3. World-Space Projection & Pose Computation

Detected 2D handle locations are mapped into the world frame using calibrated camera parameters.
By leveraging the relative spatial configuration of the four handles, the system computes:

Accurate 3D center position
Stable and redundant yaw estimation
Low-jitter pose output optimized for control loops

This multi-handle geometry eliminates orientation flips and improves robustness under motion.

4. Real-Time Pose Publishing for Manipulation

The final pose, consisting of (x, y, z, yaw), is published as a ROS PoseStamped message for downstream consumption.
The perception pipeline operates at real-time rates, providing continuous, high-precision pose updates that directly feed into manipulation, alignment, and grasping behaviors.

Object Transforms

For a successful integration between the 3D reconstruction pipeline and the manipulation pipeline, we need to localise the object’s pose in a common coordinate system to stitch the collected point clouds. We initially tried to get the pose information using deep learning methods like FoundationPose and other State-Of-The-Art models for 6D pose tracking. However, due to lack of features, these models could not provide accurate representation of the object in 3D space.
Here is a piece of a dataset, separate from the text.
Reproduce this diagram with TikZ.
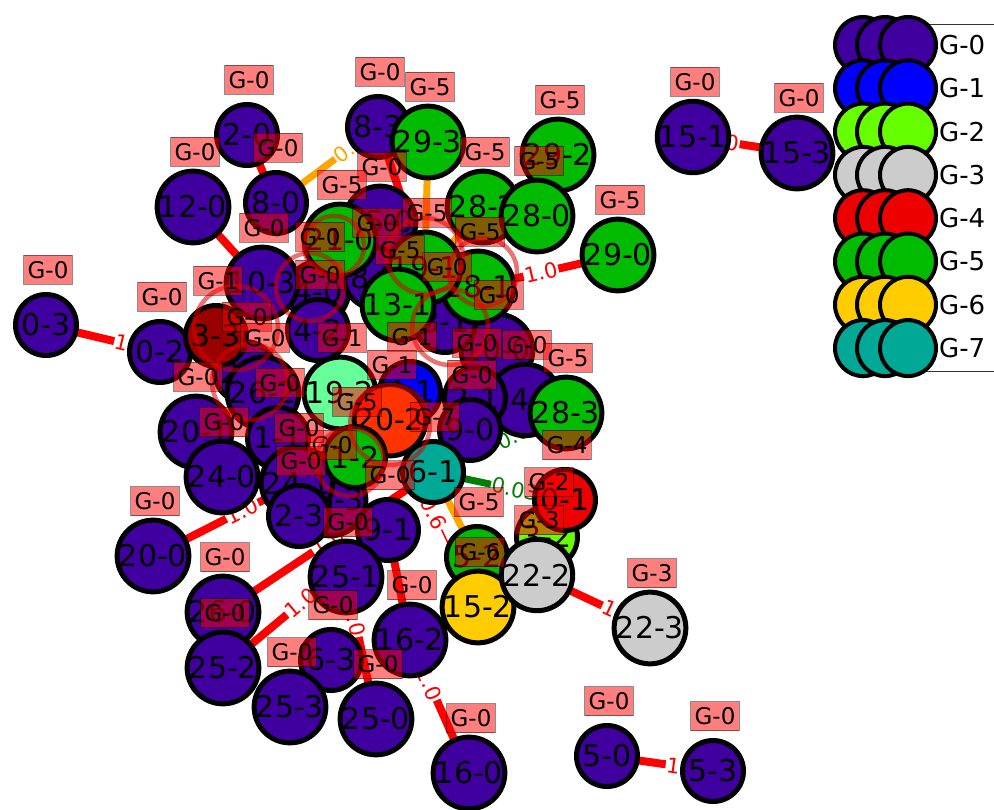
\documentclass[tikz,border=0pt]{standalone}
\usepackage{fontspec}
\setmainfont{DejaVu Sans}
\pgfdeclarelayer{edgelayer}
\pgfdeclarelayer{looplayer}
\pgfdeclarelayer{taglayer}
\pgfsetlayers{edgelayer,main,looplayer,taglayer}

\definecolor{gzero}{HTML}{4000A0}
\definecolor{gone}{HTML}{0000FF}
\definecolor{gtwo}{HTML}{66FF00}
\definecolor{gthree}{HTML}{CCCCCC}
\definecolor{gfour}{HTML}{EE0000}
\definecolor{gfive}{HTML}{00BB00}
\definecolor{gsix}{HTML}{FFCC00}
\definecolor{gseven}{HTML}{00A896}
\definecolor{dkred}{HTML}{990000}
\definecolor{lgreen}{HTML}{66FF99}
\definecolor{ored}{HTML}{FF3300}
\definecolor{eorange}{HTML}{FFA500}
\definecolor{egreen}{HTML}{008000}

\tikzset{
  gnode/.style={circle, draw=black, line width=5pt, minimum size=61pt,
    inner sep=0pt, font=\fontsize{30}{30}\selectfont},
  gtag/.style={fill=red, fill opacity=0.5, draw=black, draw opacity=0.45,
    line width=1pt, text opacity=1, inner xsep=4pt, inner ysep=0pt,
    minimum height=29pt, font=\fontsize{23}{23}\selectfont},
  redge/.style={draw=red, line width=8pt},
  thinedge/.style={draw=red, line width=1.5pt},
  oedge/.style={draw=eorange, line width=7pt},
  gedge/.style={draw=egreen, line width=7pt},
  elab/.style={fill=white, inner sep=1pt, sloped, font=\fontsize{21}{21}\selectfont},
  ring/.style={draw=red!85!black, draw opacity=0.55, line width=4.5pt},
  legmark/.style={fill=#1, draw=black, line width=4pt},
}

% name / x / y / fill / text / group
\def\nodelist{
  c0x/497/350/gzero/10-0/G-0,
  c241x/525/400/gzero/14-1/G-0,
  c22x/475/398/gzero/2-1/G-0,
  c90/470/430/gzero/9-0/G-0,
  c81/445/322/gzero/8-1/G-0,
  c281/478/287/gfive/28-1/G-5,
  c15/380/222/gzero/15-0/G-0,
  c4a/318/292/gzero/4-0/G-0,
  c4b/318/330/gzero/4-2/G-0,
  c82/375/278/gzero/8-2/G-0,
  c1g/340/240/gfive/21-0/G-5,
  c19g/425/268/gfive/19-1/G-5,
  c13/398/305/gfive/13-1/G-5,
  c103/262/283/gzero/10-3/G-0,
  n02/160/352/gzero/0-2/G-0,
  c2a/245/372/gzero/2-2/G-0,
  c33/216/336/dkred/3-3/G-1,
  c26a/263/393/gzero/26-2/G-0,
  c41/410/392/gone/4-1/G-1,
  c201/196/432/gzero/20-1/G-0,
  c11/278/438/gzero/1-1/G-0,
  c192/340/393/lgreen/19-2/G-1,
  c26r/390/420/ored/20-2/G-1,
  c26b/330/500/gzero/26-3/G-0,
  c241/297/483/gzero/24-1/G-0,
  c240/222/477/gzero/24-0/G-0,
  c21g/355/457/gfive/1-2/G-5,
  c61/433/472/gseven/6-1/G-7,
  c23/299/516/gzero/2-3/G-0,
  c91/388/530/gzero/9-1/G-0,
  c251/346/577/gzero/25-1/G-0,
  c162/410/640/gzero/16-2/G-0,
  c260/223/612/gzero/26-0/G-0,
  c252/223/668/gzero/25-2/G-0,
  c63/331/660/gzero/6-3/G-0,
  c253/290/707/gzero/25-3/G-0,
  c250/376/719/gzero/25-0/G-0,
  c160/469/773/gzero/16-0/G-0,
  c200/153/556/gzero/20-0/G-0,
  c52/477/557/gfive/5-2/G-5,
  c152/478/607/gsix/15-2/G-6,
  c32/547/537/gtwo/3-2/G-2,
  c222/537/575/gthree/22-2/G-3,
  c01/565/500/gfour/0-1/G-4,
  n283/566/413/gfive/28-3/G-5,
  n223/650/628/gthree/22-3/G-3,
  n50/607/756/gzero/5-0/G-0,
  n53/713/771/gzero/5-3/G-0,
  n151/693/137/gzero/15-1/G-0,
  n153/797/153/gzero/15-3/G-0,
  n290/618/255/gfive/29-0/G-5,
  n282/483/207/gfive/28-2/G-5,
  n292/558/155/gfive/29-2/G-5,
  n280/537/216/gfive/28-0/G-5,
  n83/378/127/gzero/8-3/G-0,
  n293/428/142/gfive/29-3/G-5,
  n80/276/203/gzero/8-0/G-0,
  n20/247/135/gzero/2-0/G-0,
  n120/193/207/gzero/12-0/G-0,
  n03/46/325/gzero/0-3/G-0%
}

\begin{document}
\begin{tikzpicture}[x=1pt,y=-1pt]
\useasboundingbox (0,0) rectangle (994,810);
\clip (0,0) rectangle (994,810);

% graph vertices
\foreach \n/\x/\y/\c/\t/\g in \nodelist {
  \node[gnode, fill=\c] (\n) at (\x,\y) {\t};
}

% weighted edges and their weights, beneath the vertices
\begin{pgfonlayer}{edgelayer}
  \draw[redge] (n03.center) -- node[elab, text=red, pos=.75] {1.0} (n02.center);
  \draw[redge] (n151.center) -- node[elab, text=red, pos=.28] {1.0} (n153.center);
  \draw[redge] (n50.center) -- node[elab, text=red, pos=.72] {1.0} (n53.center);
  \draw[redge] (c222.center) -- node[elab, text=red, pos=.72] {1.0} (n223.center);
  \draw[redge] (n290.center) -- node[elab, text=red, pos=.55] {1.0} (c281.center);
  \draw[redge] (c200.center) -- node[elab, text=red, pos=.62] {1.0} (c241.center);
  \draw[redge] (c260.center) -- node[elab, text=red, pos=.5] {1.0} (c61.center);
  \draw[redge] (c252.center) -- node[elab, text=red, pos=.47] {1.0} (c91.center);
  \draw[redge] (c250.center) -- node[elab, text=red, pos=.7] {1.0} (c251.center);
  \draw[redge] (c162.center) -- node[elab, text=red, pos=.33] {1.0} (c160.center);
  \draw[redge] (c162.center) -- (c91.center);
  \draw[redge] (n20.center) -- (n80.center);
  \draw[redge] (n120.center) -- (c103.center);
  \draw[redge] (n83.center) -- (c19g.center);
  \draw[redge] (n02.center) -- (c33.center);
  \draw[oedge] (n80.center) -- node[elab, text=eorange, pos=.72] {0.5} (n83.center);
  \draw[oedge] (n293.center) -- (c19g.center);
  \draw[oedge] (n282.center) -- (c13.center);
  \draw[oedge] (c61.center) -- (c52.center);
  \draw[gedge] (c61.center) -- node[elab, text=egreen, pos=.65] {0.03} (n283.center);
  \draw[gedge] (c61.center) -- node[elab, text=egreen, pos=.62] {0.03} (c01.center);
  \draw[thinedge] (c26r.center) -- node[elab, text=red, pos=.5] {0.6} (c152.center);
\end{pgfonlayer}

% self-loops in the dense core
\begin{pgfonlayer}{looplayer}
  \draw[ring] ([shift={(20,-8)}]c33.center) circle (42);
  \draw[ring] ([shift={(5,10)}]c2a.center) circle (38);
  \draw[ring] ([shift={(-8,-5)}]c4a.center) circle (34);
  \draw[ring] ([shift={(0,-12)}]c19g.center) circle (38);
  \draw[ring] ([shift={(5,-15)}]c281.center) circle (34);
  \draw[ring] ([shift={(0,5)}]c26r.center) circle (40);
  \draw[ring] ([shift={(-5,5)}]c21g.center) circle (34);
  \draw[ring] ([shift={(5,5)}]c81.center) circle (38);
  \draw[ring] ([shift={(-6,6)}]c1g.center) circle (30);
\end{pgfonlayer}

% group tags above every vertex
\begin{pgfonlayer}{taglayer}
  \foreach \n/\x/\y/\c/\t/\g in \nodelist {
    \node[gtag] at ([shift={(2,-55)}]\n.center) {\g};
  }
\end{pgfonlayer}

% legend
\draw[black!80, line width=1pt, fill=white] (845,25) rectangle (1000,372);
\foreach \c [count=\i from 0] in {gzero,gone,gtwo,gthree,gfour,gfive,gsix,gseven} {
  \pgfmathsetmacro{\ly}{45+43.3*\i}
  \draw[legmark=\c] (863,\ly) circle (28);
  \draw[legmark=\c] (885,\ly) circle (28);
  \draw[legmark=\c] (908,\ly) circle (28);
  \node[anchor=west, inner sep=0pt, font=\fontsize{26}{26}\selectfont] (leg\i) at (939,\ly) {G-\i};
}
\end{tikzpicture}
\end{document}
We then decided to use the information from the manipulators to backtrack the pose of the object. By calculating the poses of the end-effectors of the robotic arms in the world frame, we were able to interpolate it to the center which is supposed to be the object pose as well. This approach gave us a better localisation of the object directly in the world frame without requiring further processing. This transforms are then fed to the reconstruction pipeline where the timestamps between the recorded pointclouds and the timestamps of the transforms are matched and used for the object pose.